Subject Company: Zygo Corporation
Commission File No. 000-12944

This filing relates to the proposed acquisition by Electro Scientific Industries, Inc. (“ESI”) of Zygo Corporation (“Zygo”) pursuant to the terms of an Agreement and Plan of Merger and Reorganization, dated October 15, 2008, by and among ESI, Zirkon Merger Sub, LLC, and Zygo (the “Merger Agreement”). The Merger Agreement was filed by ZYGO with the Securities and Exchange Commission under cover of Form 8-K on October 21 2008 and is incorporated by reference into this filing.

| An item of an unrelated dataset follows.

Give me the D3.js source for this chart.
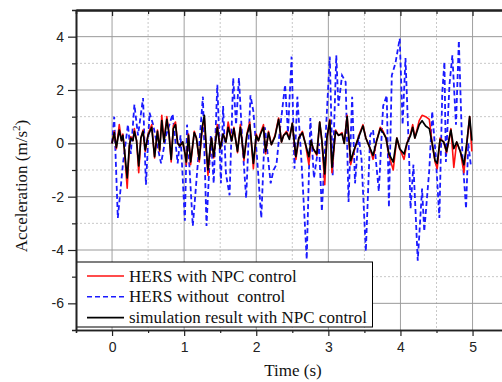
<!DOCTYPE html>
<html>
<head>
<meta charset="utf-8">
<script src="https://cdn.jsdelivr.net/npm/d3@7"></script>
<style>
    body { margin: 0; background: #fff; }
    svg { display: block; }
    .tick text { font-family: "Liberation Sans", Arial, sans-serif; font-size: 14px; fill: #222; }
    .serif { font-family: "Liberation Serif", "Times New Roman", serif; fill: #111; white-space: pre; }
</style>
</head>
<body>
<div class="chart"></div>
<script>

// HERS without control (blue dashed) - [time s, acceleration m/s2]
const blueData = [
    [0, 0], [0.03, 1.0], [0.08, -2.8], [0.15, -0.8], [0.22, 0.7], [0.26, -0.4], [0.31, 1.45],
    [0.36, 0.3], [0.43, 1.7], [0.47, -1.55], [0.52, 1.15], [0.57, 0.7], [0.62, 0.0], [0.68, -0.75],
    [0.75, 0.3], [0.84, 1.1], [0.91, -0.75], [0.95, 0.3], [1.01, -2.9], [1.04, 0.7], [1.12, -3.1],
    [1.2, -0.4], [1.26, 1.75], [1.31, -3.1], [1.37, 0.3], [1.41, -1.5], [1.46, 2.2], [1.51, -1.5],
    [1.54, 1.4], [1.58, -1.15], [1.63, -1.95], [1.68, 2.45], [1.72, 0.7], [1.76, 2.45], [1.81, -0.1],
    [1.86, -2.05], [1.92, 1.8], [1.96, 1.2], [2.01, -0.5], [2.07, -2.8], [2.12, 0.6], [2.2, -1.5],
    [2.24, -1.0], [2.28, -0.8], [2.32, 0.3], [2.4, 2.2], [2.44, 0.4], [2.49, 3.25], [2.53, -0.95],
    [2.57, 1.75], [2.63, -0.8], [2.7, -4.35], [2.75, 0.95], [2.8, -1.3], [2.87, 0.0], [2.91, -2.55],
    [2.98, 1.2], [3.02, 3.25], [3.06, -1.2], [3.11, 3.3], [3.14, 1.4], [3.19, 2.55], [3.24, 2.3],
    [3.28, -2.2], [3.33, 1.75], [3.37, -1.5], [3.42, 0.3], [3.46, -0.6], [3.52, -4.05], [3.58, 0.3],
    [3.62, 0.5], [3.7, -1.8], [3.76, 1.4], [3.81, 1.8], [3.84, -2.4], [3.88, 2.55], [3.93, 3.0],
    [3.99, 3.93], [4.03, 0.7], [4.07, 3.2], [4.12, -0.5], [4.14, -2.45], [4.18, -0.8], [4.24, -4.4],
    [4.3, -1.7], [4.33, -3.3], [4.4, -1.0], [4.44, 1.2], [4.49, -0.5], [4.54, -2.8], [4.58, 1.9],
    [4.61, 3.05], [4.63, -0.7], [4.68, 2.2], [4.72, 3.3], [4.77, 0.7], [4.81, 3.85], [4.86, -0.5],
    [4.91, -2.45], [4.94, 0.0], [4.98, -0.9]
]

// HERS with NPC control (red)
const redData = [
    [0, 0], [0.03, 0.45], [0.06, -0.2], [0.1, 0.7], [0.13, 0.1], [0.15, 0.35], [0.17, -0.2],
    [0.21, -1.68], [0.24, -0.1], [0.26, 0.25], [0.29, 0.1], [0.31, 0.55], [0.34, 0.1], [0.37, -1.1],
    [0.4, 0.2], [0.43, 0.5], [0.46, -0.3], [0.5, 0.35], [0.55, 0.7], [0.59, -0.55], [0.63, 0.5],
    [0.66, -0.3], [0.69, 1.05], [0.72, 0.05], [0.76, 1.0], [0.79, 0.4], [0.82, -0.7], [0.85, 0.65],
    [0.88, 0.8], [0.91, 0.0], [0.94, -0.1], [0.98, 0.05], [1.01, -0.35], [1.03, -0.8], [1.06, 0.35],
    [1.09, -0.8], [1.14, 0.45], [1.17, 0.2], [1.21, -0.7], [1.25, 0.55], [1.28, 0.95], [1.31, -0.4],
    [1.33, -1.2], [1.36, -0.2], [1.38, 0.2], [1.41, -0.55], [1.46, 0.7], [1.5, -0.2], [1.54, 0.35],
    [1.58, 0.05], [1.61, 0.8], [1.66, 0.1], [1.69, 0.6], [1.74, -0.35], [1.78, 0.7], [1.83, -0.65],
    [1.87, 0.35], [1.91, 0.8], [1.96, -0.95], [2.0, 0.35], [2.03, 0.1], [2.06, 0.4], [2.1, 0.7],
    [2.13, -0.4], [2.17, 0.45], [2.21, -0.05], [2.26, 0.3], [2.31, 0.95], [2.35, 0.05], [2.38, 0.3],
    [2.42, 0.45], [2.46, 0.2], [2.5, 0.75], [2.55, -0.6], [2.59, 0.2], [2.64, 0.45], [2.68, 0.0],
    [2.73, -0.8], [2.76, 0.1], [2.79, -0.2], [2.84, -0.45], [2.88, 0.8], [2.91, 0.1], [2.95, -1.55],
    [2.98, 0.2], [3.02, 0.9], [3.05, -1.1], [3.1, 0.5], [3.14, 0.3], [3.19, 0.4], [3.22, 0.0],
    [3.26, 1.05], [3.31, -0.8], [3.35, -0.35], [3.39, 0.0], [3.43, 0.35], [3.48, 0.7], [3.52, 0.2],
    [3.58, -0.2], [3.62, -0.6], [3.67, 0.1], [3.72, 0.6], [3.76, 0.45], [3.8, 0.2], [3.84, -0.45],
    [3.9, -1.0], [3.95, 0.2], [3.99, -0.2], [4.05, -0.6], [4.09, 0.0], [4.14, 0.35], [4.17, 0.7],
    [4.2, 0.2], [4.26, 0.85], [4.3, 1.05], [4.35, 1.0], [4.4, 0.9], [4.44, 0.0], [4.48, -0.7],
    [4.51, -0.95], [4.55, 0.2], [4.6, 0.05], [4.64, -0.35], [4.7, 0.55], [4.74, -0.9], [4.78, 0.05],
    [4.83, -0.3], [4.88, -1.1], [4.92, 0.0], [4.96, 1.0], [4.99, -0.3]
]

// simulation result with NPC control (black)
const blackData = [
    [0, 0], [0.03, 0.4], [0.06, -0.15], [0.1, 0.5], [0.13, 0.1], [0.15, 0.3], [0.17, -0.2],
    [0.21, -1.3], [0.24, -0.1], [0.26, 0.2], [0.29, 0.1], [0.31, 0.45], [0.34, 0.1], [0.37, -0.85],
    [0.4, 0.2], [0.43, 0.45], [0.46, -0.25], [0.5, 0.3], [0.55, 0.6], [0.59, -0.5], [0.63, 0.45],
    [0.66, -0.25], [0.69, 0.85], [0.72, 0.05], [0.76, 0.9], [0.79, 0.35], [0.82, -0.6], [0.85, 0.55],
    [0.88, 0.7], [0.91, 0.0], [0.94, -0.1], [0.98, 0.05], [1.01, -0.35], [1.03, -0.7], [1.06, 0.3],
    [1.09, -0.7], [1.14, 0.4], [1.17, 0.2], [1.21, -0.6], [1.25, 0.6], [1.28, 1.05], [1.31, -0.3],
    [1.33, -1.0], [1.36, -0.2], [1.38, 0.2], [1.41, -0.5], [1.46, 0.6], [1.5, -0.2], [1.54, 0.35],
    [1.58, 0.05], [1.61, 0.6], [1.66, 0.1], [1.69, 0.55], [1.74, -0.3], [1.78, 0.6], [1.83, -0.55],
    [1.87, 0.3], [1.91, 0.7], [1.96, -0.75], [2.0, 0.3], [2.03, 0.1], [2.06, 0.35], [2.1, 0.6],
    [2.13, -0.3], [2.17, 0.4], [2.21, -0.05], [2.26, 0.25], [2.31, 0.9], [2.35, 0.05], [2.38, 0.3],
    [2.42, 0.4], [2.46, 0.15], [2.5, 0.75], [2.55, -0.5], [2.59, 0.2], [2.64, 0.4], [2.68, 0.0],
    [2.73, -0.5], [2.76, 0.1], [2.79, -0.2], [2.84, -0.4], [2.88, 0.8], [2.91, 0.1], [2.95, -1.15],
    [2.98, 0.2], [3.02, 0.85], [3.05, -0.9], [3.1, 0.45], [3.14, 0.3], [3.19, 0.35], [3.22, 0.0],
    [3.26, 1.0], [3.31, -0.65], [3.35, -0.3], [3.39, 0.0], [3.43, 0.3], [3.48, 0.65], [3.52, 0.2],
    [3.58, -0.2], [3.62, -0.45], [3.67, 0.1], [3.72, 0.55], [3.76, 0.4], [3.8, 0.2], [3.84, -0.4],
    [3.9, -0.7], [3.95, 0.2], [3.99, -0.2], [4.05, -0.4], [4.09, 0.0], [4.14, 0.3], [4.17, 0.6],
    [4.2, 0.2], [4.26, 0.7], [4.3, 0.85], [4.35, 0.65], [4.4, 0.55], [4.44, 0.0], [4.48, -0.65],
    [4.51, -0.75], [4.55, 0.15], [4.6, 0.05], [4.64, -0.3], [4.7, 0.5], [4.74, -0.2], [4.78, 0.05],
    [4.83, -0.3], [4.88, -0.8], [4.92, 0.0], [4.96, 1.0], [4.99, 0.1]
]

const xMajor = [0, 1, 2, 3, 4, 5]
const xMinor = [0.5, 1.5, 2.5, 3.5, 4.5]
const yMajor = [-6, -4, -2, 0, 2, 4]
const yMinor = [-5, -3, -1, 1, 3]

const legendLabels = ["HERS with NPC control", "HERS without  control", "simulation result with NPC control"]


function drawChart() {

    const width = 502
    const height = 382

    const svg = d3.select(".chart")
        .append("svg")
        .attr("width", width)
        .attr("height", height)

    const x = d3.scaleLinear([-0.5, 5.5], [76, 508.6])
    const y = d3.scaleLinear([-7, 5], [330, 10])

    // grid
    const grid = svg.append("g")

    grid.selectAll(".xminor")
        .data(xMinor)
        .join("line")
        .attr("x1", d => x(d)).attr("x2", d => x(d))
        .attr("y1", y(5)).attr("y2", y(-7))
        .attr("stroke", "#c8c8c8")
        .attr("stroke-dasharray", "2,2")

    grid.selectAll(".yminor")
        .data(yMinor)
        .join("line")
        .attr("x1", x(-0.5)).attr("x2", x(5.5))
        .attr("y1", d => y(d)).attr("y2", d => y(d))
        .attr("stroke", "#c8c8c8")
        .attr("stroke-dasharray", "2,2")

    grid.selectAll(".xmajor")
        .data(xMajor)
        .join("line")
        .attr("x1", d => x(d)).attr("x2", d => x(d))
        .attr("y1", y(5)).attr("y2", y(-7))
        .attr("stroke", "#a0a0a0")

    grid.selectAll(".ymajor")
        .data(yMajor)
        .join("line")
        .attr("x1", x(-0.5)).attr("x2", x(5.5))
        .attr("y1", d => y(d)).attr("y2", d => y(d))
        .attr("stroke", "#999")

    // series
    const line = d3.line()
        .x(d => x(d[0]))
        .y(d => y(d[1]))

    svg.append("path")
        .datum(blueData)
        .attr("d", line)
        .attr("fill", "none")
        .attr("stroke", "#1a1aff")
        .attr("stroke-width", 1.8)
        .attr("stroke-dasharray", "5,3")

    svg.append("path")
        .datum(redData)
        .attr("d", line)
        .attr("fill", "none")
        .attr("stroke", "#ff1010")
        .attr("stroke-width", 1.6)
        .attr("stroke-linejoin", "round")

    svg.append("path")
        .datum(blackData)
        .attr("d", line)
        .attr("fill", "none")
        .attr("stroke", "#000")
        .attr("stroke-width", 1.7)
        .attr("stroke-linejoin", "round")

    // legend
    const legend = svg.append("g")

    legend.append("rect")
        .attr("x", 76.5).attr("y", 262)
        .attr("width", 296).attr("height", 65)
        .attr("fill", "#fff")
        .attr("stroke", "#000")
        .attr("stroke-width", 1)

    const legendStyle = [
        { color: "#ff1010", dash: null },
        { color: "#1a1aff", dash: "5,3" },
        { color: "#000", dash: null }
    ]

    const rows = legend.selectAll(".row")
        .data(legendLabels)
        .join("g")
        .attr("transform", (d, i) => `translate(0,${276 + i * 20.8})`)

    rows.append("line")
        .attr("x1", 87).attr("x2", 124)
        .attr("stroke", (d, i) => legendStyle[i].color)
        .attr("stroke-width", 1.6)
        .attr("stroke-dasharray", (d, i) => legendStyle[i].dash)

    rows.append("text")
        .attr("class", "serif")
        .attr("x", 129)
        .attr("y", 5.5)
        .style("font-size", "17px")
        .text(d => d)

    // axes
    const axisLeft = d3.axisLeft(y).tickValues(yMajor).tickSize(8).tickPadding(4).tickSizeOuter(0)
        .tickFormat(d => d < 0 ? "-" + Math.abs(d) : d)
    const axisLeftMinor = d3.axisLeft(y).tickValues(yMinor).tickSize(4).tickFormat("")
    const axisBottom = d3.axisBottom(x).tickValues(xMajor).tickSize(6).tickPadding(6).tickSizeOuter(0)
        .tickFormat(d3.format("d"))
    const axisBottomMinor = d3.axisBottom(x).tickValues(xMinor).tickSize(3).tickFormat("")
    const axisTop = d3.axisTop(x).tickValues(xMajor).tickSize(-6).tickFormat("").tickSizeOuter(0)
    const axisTopMinor = d3.axisTop(x).tickValues(xMinor).tickSize(-4).tickFormat("")

    svg.append("g").attr("transform", `translate(${x(-0.5)},0)`).call(axisLeft)
    svg.append("g").attr("transform", `translate(${x(-0.5)},0)`).call(axisLeftMinor)
    svg.append("g").attr("transform", `translate(0,${y(-7)})`).call(axisBottom)
    svg.append("g").attr("transform", `translate(0,${y(-7)})`).call(axisBottomMinor)
    const gt = svg.append("g").attr("transform", `translate(0,${y(5)})`).call(axisTop)
    svg.append("g").attr("transform", `translate(0,${y(5)})`).call(axisTopMinor)

    svg.selectAll(".domain").attr("stroke", "#222").attr("stroke-width", 1.6)
    svg.selectAll(".tick line").attr("stroke", "#222").attr("stroke-width", 1.2)
    gt.select(".domain").attr("stroke-width", 2.4).attr("stroke", "#333")
    svg.selectAll(".tick text").attr("font-size", null).attr("font-family", null)

    // titles
    svg.append("text")
        .attr("class", "serif")
        .attr("x", 293)
        .attr("y", 376)
        .attr("text-anchor", "middle")
        .style("font-size", "17px")
        .text("Time (s)")

    const ytitle = svg.append("text")
        .attr("class", "serif")
        .attr("transform", "translate(27,186) rotate(-90)")
        .attr("text-anchor", "middle")
        .style("font-size", "17px")

    ytitle.append("tspan").text("Acceleration (m/s")
    ytitle.append("tspan").attr("dy", -7).style("font-size", "11px").text("2")
    ytitle.append("tspan").attr("dy", 7).text(")")

}

drawChart()
</script>
</body>
</html>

Additional Information about the Merger and Where to Find It

ESI and ZYGO intend to file with the Securities and Exchange Commission (“SEC”) a Registration Statement on Form S-4, which will include a joint proxy statement/prospectus with respect to the merger and other relevant materials (the “proxy statement/prospectus”). BEFORE MAKING ANY VOTING OR INVESTMENT DECISION, STOCKHOLDERS AND INVESTORS OF ESI AND ZYGO ARE URGED TO READ THE PROXY STATEMENT/PROSPECTUS AND OTHER RELEVANT DOCUMENTS WHEN THEY BECOME AVAILABLE BECAUSE THEY WILL CONTAIN IMPORTANT INFORMATION ABOUT ESI, ZYGO AND THE MERGER. Investors and security holders may obtain copies of the proxy statement/prospectus, including the annexes attached to, and the reports incorporated by reference in, the proxy statement/prospectus, and any other related reports and documents filed or to be filed by ESI or ZYGO with the SEC relating to the merger, free of charge, at the SEC’s web site at www.sec.gov. Investors and security holders also may obtain these documents free of charge from ZYGO at the Investor’s link on ZYGO’s web site at www.zygo.com, or by contacting ZYGO’s Investor Relations at (860) 347-8506. Documents will also be available from ESI at the Investor Relations link on ESI’s web site at www.esi.com or by contacting ESI’s Investor Relations at (503) 641-4141.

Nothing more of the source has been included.